備忘録 失格
難聴になってからひと月ほど経過し、なんだかこの生活にも慣れてきてしまった。相変わらず生活はしづらいけれど。
ただどうしたらいいかわからなかった。身動きが取れないというか。
この状況を変えないといけないけど、どうやって言い出せばいいのかわからない。
というか、そっちから言い出してよ。
なんでわたしがこんなに悩まないといけないわけ。
わたしが浮気してるの?って言ったとして、そしたら泣いて謝られて家の中が泥みたいな雰囲気になるか、それかもし逆切れからの殺されたらどうしよう、ってもう頭の中がぐるぐるぐるぐる。
こんなことでエネルギーを使いたくないのに。
こんなことで悩みたくないのに。わたしこんなつもりで結婚したわけじゃないのに。
ひとまず、一人でも生きていけるようにしよう。そうしよう。
そう考えていた矢先だった。
仕事中に嘔吐したのだ。
おやおや?ここまで体調が悪化しては仕事に支障をきたすことになる。
その日は午後、休みをもらって家に帰ることにした。
ここまできて、ようやくわたしは実家に帰る決意をした。
なんといっても体は資本だ。
会社に迷惑をかけるわけにはいかぬ。
言い訳は後で考えるとして、彼が帰ってくる前に何日か分の洋服をまとめる。スーパーで空段ボールをもらって、洋服と靴を詰めてコンビニにもっていく。なに、ちょっとうきうきしていない?わたし。
彼にはなんて言おう。
今日、体調を崩したからちょっと実家に帰るね、とでも言えばいいか。
彼から連絡が届く。
「話したいことがあるから、夜待っていてほしい」
ここへきて、なにか話されるらしかった。
もう決めちゃったけど、致し方あるまい。何も知らない嫁だから、
了承して家で帰りを待つ。
帰ってくるなり泥のような雰囲気をまとっている彼。
息するのがしんどい。極寒の外だけど、窓を開け放ちたい衝動に駆られる。
「ちょっとだけさみしくて、マッチングアプリを入れてしまった。」
夕飯もそこそこに、とうとう白状した彼。
わたしの体調が悪化した時点で、もしかしたら自分が原因かもしれない、と思ったらしかった。
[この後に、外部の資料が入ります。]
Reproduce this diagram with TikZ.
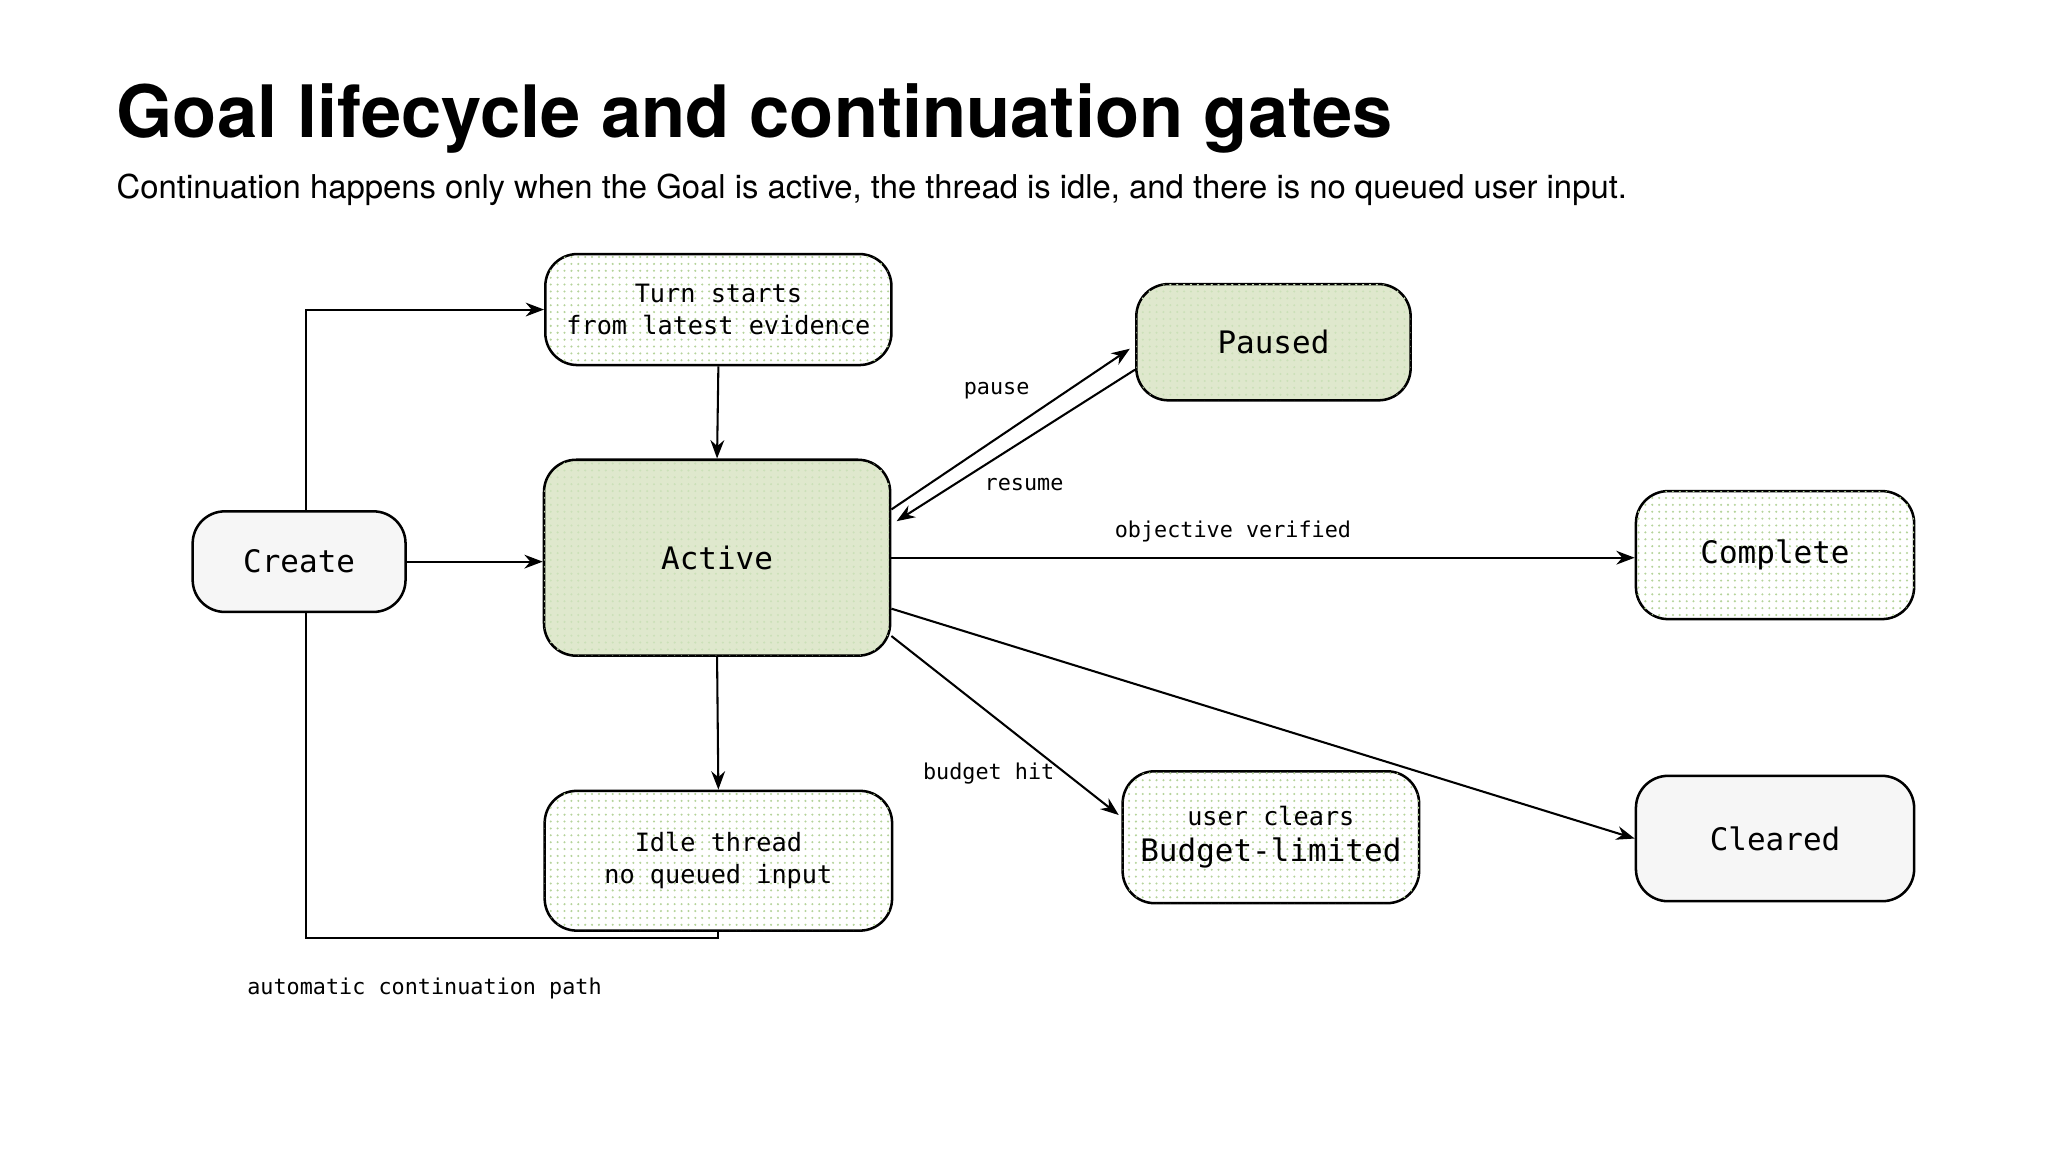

はよいえやと言いたくなる気持ちをぐっとこらえる。
「アプリは入れただけだ。誰とも会っていないし、もう消した。信じてくれ。これが嘘だということになったら君の言うことは何でも受け容れる。」
全部全部嘘ではないか。
君が何人ともやり取りをしていることも、デートをしていることも、知らない女にかわいいね、ショートカットの子好きなんだ、などと発言していることも、会員制のあやし~いお店に通っていることも、すべてオミトオシなのだ。はっはっは、わたしの洞察力を侮らないでいただきたい。
「そっか、わかった。もう今日は遅いから、お風呂に入ってきて。今日はこれでいったん終わりにしよう。またあした話そう。」
理解ある嫁は、旦那に風呂を促す。
一方でわたしは、この後の計画を頭の中で練る。
今ならまだ終電に間に合う。
明日は大事な商談が入っている。
あのセットアップにパンプスで出るとすると、明後日からのためにスニーカーも持って行かないとしんどいな。
お風呂場からシャワーの音がする。
よし、いまだ。
両手に荷物を抱えた、パンツスーツのOL。
はたから見たら、どんな人に映っているんだろう、と思いちょっと笑える。